▶ [What the exercise asks]:
Restate the listing that follows word for word, without its pictures.

════════

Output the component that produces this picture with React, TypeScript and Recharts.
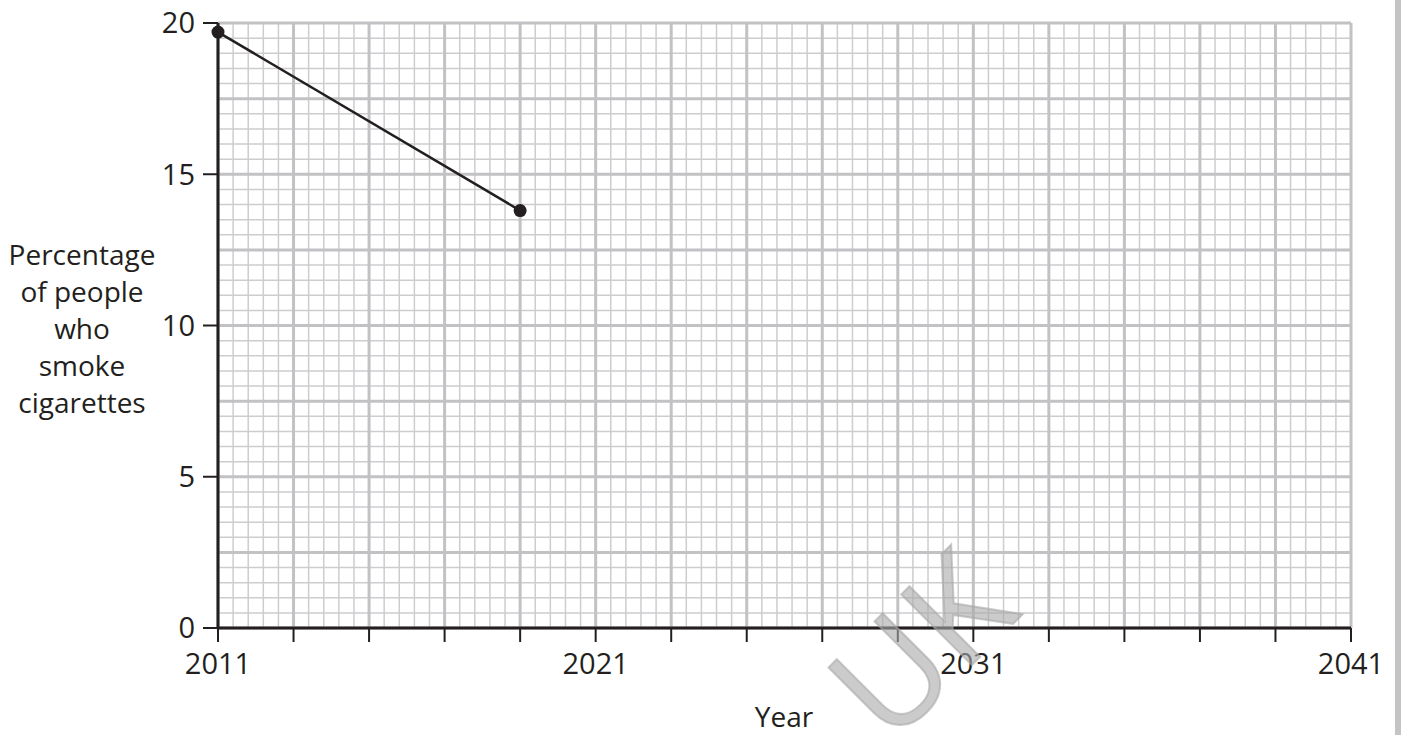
import React from 'react';
import { LineChart, Line, XAxis, YAxis, CartesianGrid } from 'recharts';

// values
const years = [2011, 2019];
const smokers = [19.7, 13.8];

const xTicks = [2011, 2013, 2015, 2017, 2019, 2021, 2023, 2025, 2027, 2029, 2031, 2033, 2035, 2037, 2039, 2041];
const xLabelled = [2011, 2021, 2031, 2041];
const yTicks = [0, 5, 10, 15, 20];

const data = years.map((year, i) => ({ year, pct: smokers[i] }));

// graph paper: small squares every 0.4 year / 0.5 %, bold lines every 2 years / 2.5 %
const minorX: number[] = [];
for (let i = 0; i <= 75; i++) minorX.push(2011 + i * 0.4);
const minorY: number[] = [];
for (let i = 0; i <= 40; i++) minorY.push(i * 0.5);
const majorX = xTicks;
const majorY: number[] = [];
for (let i = 0; i <= 8; i++) majorY.push(i * 2.5);

const W = 1401;
const H = 735;
const font = '"Open Sans", sans-serif';
const ink = '#231f20';

export default function App() {
  return (
    <div style={{ position: 'absolute', left: 0, top: 0, width: W, height: H, background: '#fff', overflow: 'hidden', fontFamily: font }}>
      <LineChart
        width={W}
        height={H}
        data={data}
        margin={{ top: 23, right: 50, bottom: 47, left: 138 }}
      >
        <CartesianGrid
          verticalValues={minorX}
          horizontalValues={minorY}
          stroke="#cdcdd0"
          strokeWidth={1.5}
        />
        <CartesianGrid
          verticalValues={majorX}
          horizontalValues={majorY}
          stroke="#c2c2c5"
          strokeWidth={3}
        />
        <XAxis
          dataKey="year"
          type="number"
          domain={[2011, 2041]}
          ticks={xTicks}
          interval={0}
          height={60}
          tickSize={14}
          tickMargin={11}
          tickFormatter={(v: number) => (xLabelled.includes(v) ? String(v) : '')}
          tick={{ fill: ink, fontSize: 29, fontFamily: font }}
          axisLine={{ stroke: ink, strokeWidth: 3 }}
          tickLine={{ stroke: ink, strokeWidth: 2 }}
        />
        <YAxis
          type="number"
          domain={[0, 20]}
          ticks={yTicks}
          interval={0}
          width={80}
          tickSize={15}
          tickMargin={8}
          tick={{ fill: ink, fontSize: 29, fontFamily: font }}
          axisLine={{ stroke: ink, strokeWidth: 3 }}
          tickLine={{ stroke: ink, strokeWidth: 2 }}
        />
        <Line
          dataKey="pct"
          type="linear"
          stroke={ink}
          strokeWidth={2.5}
          dot={{ r: 6.5, fill: ink, stroke: 'none' }}
          isAnimationActive={false}
        />
      </LineChart>

      <div
        style={{
          position: 'absolute',
          left: 0,
          top: 236,
          width: 164,
          textAlign: 'center',
          fontSize: 28,
          lineHeight: '37px',
          color: ink,
        }}
      >
        Percentage
        <br />
        of people
        <br />
        who
        <br />
        smoke
        <br />
        cigarettes
      </div>

      <div
        style={{
          position: 'absolute',
          left: 684,
          top: 698,
          width: 200,
          textAlign: 'center',
          fontSize: 28,
          lineHeight: '37px',
          color: ink,
        }}
      >
        Year
      </div>

      {/* faint watermark lying across the lower middle of the grid */}
      <svg width={W} height={H} style={{ position: 'absolute', left: 0, top: 0, pointerEvents: 'none' }}>
        <text
          x={918}
          y={642}
          textAnchor="middle"
          dominantBaseline="central"
          transform="rotate(-45 918 642)"
          fontFamily={font}
          fontSize={140}
          fill="#a8a8a8"
          fillOpacity={0.6}
          stroke="#a8a8a8"
          strokeOpacity={0.6}
          strokeWidth={2}
        >
          UK
        </text>
      </svg>

      <div style={{ position: 'absolute', left: 1395, top: 0, width: 6, height: H, background: '#c4c4c4' }} />
    </div>
  );
}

════════

▶ [Written solution]:
Output the component that produces this picture with React, TypeScript and Recharts.
import React from 'react';
import { LineChart, Line, XAxis, YAxis, CartesianGrid } from 'recharts';

// values
const years = [2011, 2019];
const smokers = [19.7, 13.8];

const xTicks = [2011, 2013, 2015, 2017, 2019, 2021, 2023, 2025, 2027, 2029, 2031, 2033, 2035, 2037, 2039, 2041];
const xLabelled = [2011, 2021, 2031, 2041];
const yTicks = [0, 5, 10, 15, 20];

const data = years.map((year, i) => ({ year, pct: smokers[i] }));

// graph paper: small squares every 0.4 year / 0.5 %, bold lines every 2 years / 2.5 %
const minorX: number[] = [];
for (let i = 0; i <= 75; i++) minorX.push(2011 + i * 0.4);
const minorY: number[] = [];
for (let i = 0; i <= 40; i++) minorY.push(i * 0.5);
const majorX = xTicks;
const majorY: number[] = [];
for (let i = 0; i <= 8; i++) majorY.push(i * 2.5);

const W = 1401;
const H = 735;
const font = '"Open Sans", sans-serif';
const ink = '#231f20';

export default function App() {
  return (
    <div style={{ position: 'absolute', left: 0, top: 0, width: W, height: H, background: '#fff', overflow: 'hidden', fontFamily: font }}>
      <LineChart
        width={W}
        height={H}
        data={data}
        margin={{ top: 23, right: 50, bottom: 47, left: 138 }}
      >
        <CartesianGrid
          verticalValues={minorX}
          horizontalValues={minorY}
          stroke="#cdcdd0"
          strokeWidth={1.5}
        />
        <CartesianGrid
          verticalValues={majorX}
          horizontalValues={majorY}
          stroke="#c2c2c5"
          strokeWidth={3}
        />
        <XAxis
          dataKey="year"
          type="number"
          domain={[2011, 2041]}
          ticks={xTicks}
          interval={0}
          height={60}
          tickSize={14}
          tickMargin={11}
          tickFormatter={(v: number) => (xLabelled.includes(v) ? String(v) : '')}
          tick={{ fill: ink, fontSize: 29, fontFamily: font }}
          axisLine={{ stroke: ink, strokeWidth: 3 }}
          tickLine={{ stroke: ink, strokeWidth: 2 }}
        />
        <YAxis
          type="number"
          domain={[0, 20]}
          ticks={yTicks}
          interval={0}
          width={80}
          tickSize={15}
          tickMargin={8}
          tick={{ fill: ink, fontSize: 29, fontFamily: font }}
          axisLine={{ stroke: ink, strokeWidth: 3 }}
          tickLine={{ stroke: ink, strokeWidth: 2 }}
        />
        <Line
          dataKey="pct"
          type="linear"
          stroke={ink}
          strokeWidth={2.5}
          dot={{ r: 6.5, fill: ink, stroke: 'none' }}
          isAnimationActive={false}
        />
      </LineChart>

      <div
        style={{
          position: 'absolute',
          left: 0,
          top: 236,
          width: 164,
          textAlign: 'center',
          fontSize: 28,
          lineHeight: '37px',
          color: ink,
        }}
      >
        Percentage
        <br />
        of people
        <br />
        who
        <br />
        smoke
        <br />
        cigarettes
      </div>

      <div
        style={{
          position: 'absolute',
          left: 684,
          top: 698,
          width: 200,
          textAlign: 'center',
          fontSize: 28,
          lineHeight: '37px',
          color: ink,
        }}
      >
        Year
      </div>

      {/* faint watermark lying across the lower middle of the grid */}
      <svg width={W} height={H} style={{ position: 'absolute', left: 0, top: 0, pointerEvents: 'none' }}>
        <text
          x={918}
          y={642}
          textAnchor="middle"
          dominantBaseline="central"
          transform="rotate(-45 918 642)"
          fontFamily={font}
          fontSize={140}
          fill="#a8a8a8"
          fillOpacity={0.6}
          stroke="#a8a8a8"
          strokeOpacity={0.6}
          strokeWidth={2}
        >
          UK
        </text>
      </svg>

      <div style={{ position: 'absolute', left: 1395, top: 0, width: 6, height: H, background: '#c4c4c4' }} />
    </div>
  );
}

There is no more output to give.